Exiting Recession: Seven things to consider

Recession-and-recovery
Recession is upon Nigeria. It is important to accept that this phenomenon of negative growth demands an emergency response. The Nigerian economy needs to be wheeled to the emergency room with quick action taken to bring it back to life. Allow me share my seven takeaways that should form our nexus of conversations to exit this crisis before it leads to depression.
States’ Finances Matter
As a son of a public primary school teacher who has put in nearly 34 years at work, my mother not receiving salaries consistently for the last two years have evidently shown me that recession has been on a build-up. Possibly Lagos being the largest entity in national consumption has been “padding” the figures of our growth but the reality is that most state economies have been in limbo. Most of the retail trade happening in states have stagnated with the serial non-payment of salaries and pensions. I have seen my mother’s salary trickle down to bricklayers, poultry feed sellers, fabric traders and market women. Now stagnating that on a wide scale and halting public contracts have crumbled those economies and the Federal Government needs to pay attention to states and ask genuine questions on how to sustainably end their woes.
An Interest Rate of 28 Percent
Most commercial banks have sent a notice of the upswing of interest rates to their debtors, adding to the squeeze of doing business and further deepening the default loan portfolio of the industry. If we really want to be serious, we can’t do extensive enterprise if the interest rate is put at 28 percent. Who breaks even at this point? It has to be those protected by government and who are able to fix prices. The problem in the room is not the inflation rate soaring to 17.1 percent. It is in the floor rate the government borrows. With government risk-free rates inching towards 16 to 18 percent, why won’t a bank take an extra premium of 10 percent on a customer? Few people are already talking of Quantitative Easing to force down the cost of government borrowing and reset the rates. We cannot exit recession without a solution on the cost of borrowing for business and the MPR tools are becoming blunt.
Seed-Funding Enterprises
We were here when the former administration with development partners started Youwin, a grant to small businesses to either start or scale up their businesses. We might underestimate the power of this but the model helped birth new businesses and provided risk capital for people. It might not have been perfect but why will the government stop that? The BOI support fund is still inadequate and the grant systems as put out by Youwin is big win to mobilise capital again. If we have nothing to do with recovered loot, this is where to begin.

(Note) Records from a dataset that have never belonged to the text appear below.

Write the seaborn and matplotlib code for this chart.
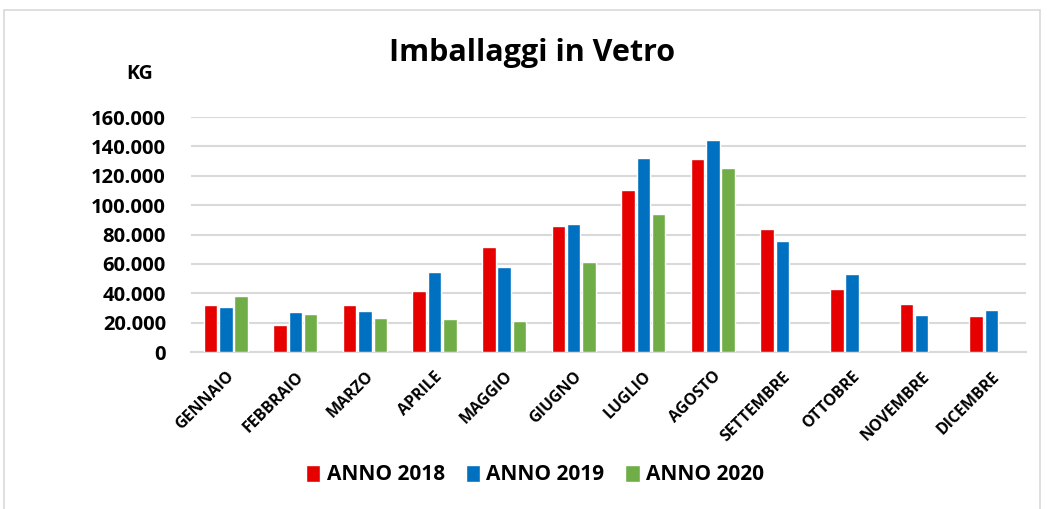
import numpy as np
import pandas as pd
import matplotlib
matplotlib.use("Agg")
import matplotlib.pyplot as plt
from matplotlib.patches import Rectangle
import seaborn as sns

# Dati (kg)
mesi = ["GENNAIO", "FEBBRAIO", "MARZO", "APRILE", "MAGGIO", "GIUGNO",
        "LUGLIO", "AGOSTO", "SETTEMBRE", "OTTOBRE", "NOVEMBRE", "DICEMBRE"]
anno_2018 = [31800, 18400, 32200, 41500, 71500, 85700,
             110200, 131100, 83600, 43200, 33000, 24300]
anno_2019 = [30600, 27500, 27900, 54700, 58100, 87000,
             132300, 144500, 75500, 53000, 25500, 28900]
anno_2020 = [38100, 25900, 23100, 22500, 21300, 61400,
             94300, 125000, np.nan, np.nan, np.nan, np.nan]
serie = ["ANNO 2018", "ANNO 2019", "ANNO 2020"]
colori = ["#E60000", "#0070C0", "#70AD47"]
y_ticks = [0, 20000, 40000, 60000, 80000, 100000, 120000, 140000, 160000]

df = pd.DataFrame({"Mese": mesi, serie[0]: anno_2018,
                   serie[1]: anno_2019, serie[2]: anno_2020})
df = df.melt(id_vars="Mese", var_name="Anno", value_name="KG")

sns.set_theme(style="white")
plt.rcParams["font.family"] = ["Open Sans", "DejaVu Sans"]
plt.rcParams["text.color"] = "black"
plt.rcParams["xtick.color"] = "black"
plt.rcParams["ytick.color"] = "black"

fig = plt.figure(figsize=(10.47, 5.09), dpi=100)
ax = fig.add_axes([0.1824, 0.3084, 0.7976, 0.4617])

sns.barplot(data=df, x="Mese", y="KG", hue="Anno", order=mesi,
            hue_order=serie, palette=colori, width=0.66, gap=0.12,
            saturation=1, errorbar=None, ax=ax, zorder=3)

ax.set_ylim(0, 160000)
ax.set_xlim(-0.5, len(mesi) - 0.5)
ax.set_yticks(y_ticks)
ax.set_yticklabels([f"{v:,}".replace(",", ".") for v in y_ticks],
                   fontsize=14.5, fontweight="bold")
ax.set_xticks(range(len(mesi)))
ax.set_xticklabels(mesi, rotation=45, ha="right", rotation_mode="anchor",
                   fontsize=11.5, fontweight="bold")
ax.tick_params(axis="y", length=0, pad=18)
ax.tick_params(axis="x", length=0, pad=12)
ax.set_xlabel("")
ax.set_ylabel("")
ax.yaxis.grid(True, color="#D9D9D9", linewidth=1.5, zorder=0)
for s in ["top", "right", "left"]:
    ax.spines[s].set_visible(False)
ax.spines["bottom"].set_color("#D9D9D9")
ax.spines["bottom"].set_linewidth(1.5)

ax.legend(loc="center", bbox_to_anchor=(0.412, -0.523), ncol=3,
          frameon=False, prop={"weight": "bold", "size": 15},
          handlelength=0.7, handleheight=0.9, handletextpad=0.3,
          columnspacing=1.0)

fig.text(0.508, 0.895, "Imballaggi in Vetro", ha="center", va="center",
         fontsize=22, fontweight="bold")
fig.text(0.133, 0.855, "KG", ha="center", va="center",
         fontsize=14, fontweight="bold")

fig.patches.append(Rectangle((0.004, -0.01), 0.989, 0.99,
                             transform=fig.transFigure, fill=False,
                             edgecolor="#D9D9D9", linewidth=1.2))

fig.savefig("out.png", dpi=100, facecolor="white")
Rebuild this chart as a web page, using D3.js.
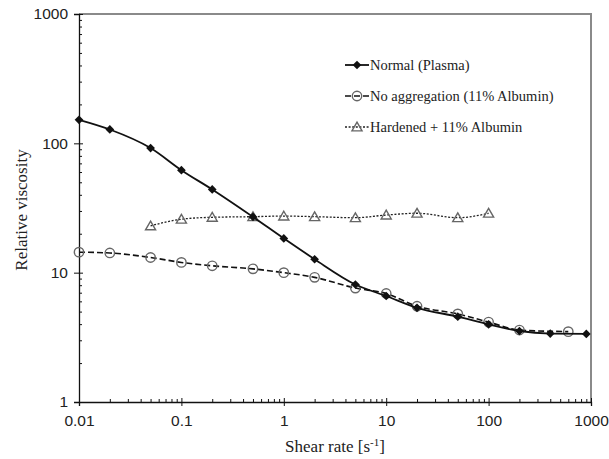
<!DOCTYPE html>
<meta charset="utf-8">
<style>
    body { margin: 0; background: #fff; }
    svg { font-family: "Liberation Serif", "Times New Roman", serif; }
    .tick text { font-size: 15.5px; fill: #222; }
    .legend text { font-size: 14.5px; fill: #222; }
</style>
<body>
<svg></svg>
</body>
<script src="https://d3js.org/d3.v7.min.js"></script>
<script>
    // shear rate [1/s] and relative viscosity
    var normalX = [0.01, 0.02, 0.05, 0.1, 0.2, 0.5, 1, 2, 5, 10, 20, 50, 100, 200, 400, 900];
    var normalY = [152, 128, 92, 62, 44, 27, 18.4, 12.7, 8.1, 6.6, 5.35, 4.57, 3.99, 3.54, 3.38, 3.36];

    var noAggX = [0.01, 0.02, 0.05, 0.1, 0.2, 0.5, 1, 2, 5, 10, 20, 50, 100, 200, 600];
    var noAggY = [14.4, 14.2, 13.1, 12.0, 11.3, 10.7, 10.0, 9.2, 7.6, 6.9, 5.5, 4.8, 4.15, 3.6, 3.5];

    var hardX = [0.05, 0.1, 0.2, 0.5, 1, 2, 5, 10, 20, 50, 100];
    var hardY = [23.0, 25.9, 26.8, 27.1, 27.4, 27.1, 26.6, 27.9, 28.8, 26.6, 28.8];

    var xTicks = [0.01, 0.1, 1, 10, 100, 1000];
    var xTickLabels = ["0.01", "0.1", "1", "10", "100", "1000"];
    var yTicks = [1, 10, 100, 1000];
    var yTickLabels = ["1", "10", "100", "1000"];

    var seriesNames = ["Normal (Plasma)", "No aggregation (11% Albumin)", "Hardened + 11% Albumin"];

    var width = 609, height = 459;
    var plotL = 79, plotR = 591, plotT = 14, plotB = 402;

    var svg = d3.select("svg")
        .attr("width", width)
        .attr("height", height);

    var x = d3.scaleLog().domain([0.01, 1000]).range([plotL, plotR]);
    var y = d3.scaleLog().domain([1, 1000]).range([plotB, plotT]);

    // minor tick values (2..9 in each decade)
    function minors(lo, hi) {
        var out = [];
        for (var p = lo; p < hi; p *= 10) {
            for (var k = 2; k <= 9; k++) out.push(+(p * k).toPrecision(3));
        }
        return out;
    }

    // frame (top and right, grey)
    svg.append("path")
        .attr("d", "M" + plotL + "," + plotT + "H" + plotR + "V" + plotB)
        .attr("fill", "none")
        .attr("stroke", "#8a8a8a")
        .attr("stroke-width", 2);

    // y axis
    var yAxis = svg.append("g")
        .attr("transform", "translate(" + plotL + ",0)")
        .call(d3.axisLeft(y).tickValues(yTicks).tickSize(5).tickPadding(6)
            .tickFormat(function (d, i) { return yTickLabels[i]; }));
    yAxis.select(".domain").attr("stroke", "#111").attr("stroke-width", 1.3);
    yAxis.selectAll(".tick line").attr("stroke", "#111");

    svg.append("g")
        .attr("transform", "translate(" + plotL + ",0)")
        .call(d3.axisRight(y).tickValues(yTicks).tickSize(4).tickFormat(""))
        .call(function (g) { g.select(".domain").remove(); })
        .selectAll("line").attr("stroke", "#111");

    svg.append("g")
        .attr("transform", "translate(" + plotL + ",0)")
        .call(d3.axisRight(y).tickValues(minors(1, 1000)).tickSize(3).tickFormat(""))
        .call(function (g) { g.select(".domain").remove(); })
        .selectAll("line").attr("stroke", "#111");

    // x axis
    var xAxis = svg.append("g")
        .attr("transform", "translate(0," + plotB + ")")
        .call(d3.axisBottom(x).tickValues(xTicks).tickSize(4).tickPadding(9)
            .tickFormat(function (d, i) { return xTickLabels[i]; }));
    xAxis.select(".domain").attr("stroke", "#111").attr("stroke-width", 1.3);
    xAxis.selectAll(".tick line").attr("stroke", "#111");

    svg.append("g")
        .attr("transform", "translate(0," + plotB + ")")
        .call(d3.axisTop(x).tickValues(xTicks).tickSize(4).tickFormat(""))
        .call(function (g) { g.select(".domain").remove(); })
        .selectAll("line").attr("stroke", "#111");

    svg.append("g")
        .attr("transform", "translate(0," + plotB + ")")
        .call(d3.axisTop(x).tickValues(minors(0.01, 1000)).tickSize(3).tickFormat(""))
        .call(function (g) { g.select(".domain").remove(); })
        .selectAll("line").attr("stroke", "#111");

    // axis titles
    var xTitle = svg.append("text")
        .attr("x", 335)
        .attr("y", 452)
        .attr("text-anchor", "middle")
        .attr("font-size", 17)
        .attr("fill", "#222")
        .text("Shear rate [s");
    xTitle.append("tspan").attr("dy", -6).attr("font-size", 11).text("-1");
    xTitle.append("tspan").attr("dy", 6).text("]");

    svg.append("text")
        .attr("transform", "translate(27,210) rotate(-90)")
        .attr("text-anchor", "middle")
        .attr("font-size", 17)
        .attr("fill", "#222")
        .text("Relative viscosity");

    var line = d3.line()
        .x(function (d) { return x(d[0]); })
        .y(function (d) { return y(d[1]); })
        .curve(d3.curveMonotoneX);

    var series = [
        {xs: normalX, ys: normalY, dash: null, width: 1.8, stroke: "#111", marker: "diamond"},
        {xs: noAggX, ys: noAggY, dash: "6,3", width: 1.6, stroke: "#111", marker: "circle"},
        {xs: hardX, ys: hardY, dash: "2,1.6", width: 1.3, stroke: "#222", marker: "triangle"}
    ];

    var diamond = d3.symbol().type(d3.symbolSquare).size(38);
    var triangle = d3.symbol().type(d3.symbolTriangle).size(44);

    function drawMarker(g, type) {
        if (type === "diamond") {
            g.append("path").attr("d", diamond()).attr("transform", "rotate(45)")
                .attr("fill", "#111");
        } else if (type === "circle") {
            g.append("circle").attr("r", 4.7)
                .attr("fill", "none").attr("stroke", "#666").attr("stroke-width", 1.4);
        } else {
            g.append("path").attr("d", triangle()).attr("transform", "translate(0,1)")
                .attr("fill", "none").attr("stroke", "#666").attr("stroke-width", 1.4);
        }
    }

    // draw in reverse so Normal sits on top
    series.slice().reverse().forEach(function (s) {
        var pts = s.xs.map(function (v, i) { return [v, s.ys[i]]; });
        svg.append("path")
            .datum(pts)
            .attr("d", line)
            .attr("fill", "none")
            .attr("stroke", s.stroke)
            .attr("stroke-width", s.width)
            .attr("stroke-dasharray", s.dash);
        svg.append("g").selectAll("g")
            .data(pts)
            .enter().append("g")
            .attr("transform", function (d) { return "translate(" + x(d[0]) + "," + y(d[1]) + ")"; })
            .each(function () { drawMarker(d3.select(this), s.marker); });
    });

    // legend
    var legend = svg.append("g").attr("class", "legend");
    var legendY = [65, 96, 127];
    series.forEach(function (s, i) {
        var row = legend.append("g").attr("transform", "translate(345," + legendY[i] + ")");
        row.append("line")
            .attr("x1", 0).attr("x2", 24)
            .attr("stroke", s.stroke)
            .attr("stroke-width", s.width)
            .attr("stroke-dasharray", s.dash);
        drawMarker(row.append("g").attr("transform", "translate(12,0)"), s.marker);
        row.append("text")
            .attr("x", 25)
            .attr("dy", "0.35em")
            .text(seriesNames[i]);
    });
</script>
</html>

There was a time that Nigeria wanted to set up a technology incubation fund; why has this been taking so long?
Public Works Programme
I have also been a fan of public works project but do not see the unnecessary need to always wait till we monetise a barrel of oil or borrow from China before we can put down a road. In the New Deal package, a familiar tool to reset the American economy was the public works programme. Not that we are in shortage of bitumen, cement, sand and skills to tar every corner of our roads; it is time to set it up with also the efficiency standards that can be monitored by the private sector. We have a chance to put a lot of people to work rather than dole out billions of naira at N5,000 cash grants.
Public Sector Efficiency
The perception that government lives too large is right there in our face. A recent title I saw that baffled me is that of a Personal Assistant (Communication) to the Special Adviser to the President. For a second, how many personal advisers will a special adviser to the president have? No one has the official list of advisers of the president as anyone now can claim a title. The cost of governance has to come down and it has to reflect in how things are done and effectively communicated to the public. A presidential fleet of 13 airplanes, a N115 billion allocation to the National Assembly, and a large retinue of aides do not portray an economic emergency.
Exchange Rate Conundrum
The nexus between inflation and the steep devaluation of naira due to the “floating” regime is clearly present. Fixing our inflows either comes from rising oil prices, massive foreign direct investment or portfolio investors who see a massive kill in our stock and bond markets. While Nigeria cannot control the price of oil, it is time we make FDI our intricate focus. Things like visa-on-arrival for investors, investment profile documents, ease of business and taxation should happen like yesterday. The Federal Government needs to explain to every potential Nigerian investor where the opportunity lies and also the steps to make that happen.
The Government Revenue Challenge
Nigeria has an expenditure efficiency problem, I agree but a looming challenge is the size of our public revenues, a function of the abysmal low tax income. I see we quibble that the Federal Government spends N165 billion on personnel costs monthly but 60 percent of that is spent on doctors, the military, police, paramilitary units and teachers. We will have to fix the civil service efficiency but the time of recession is not appropriate to sack public workers. It is time for the country to properly price its other resources and actually take taxes or rent appropriately.
The problem with this government is that it makes its hay at dusk when the sun has retreated. It waits for six months to appoint ministers, delays currency devaluation and held off public contracting for over a year. If the recession does not portray that an emergency is needed to fix the economy, we might as well forget this opportunity.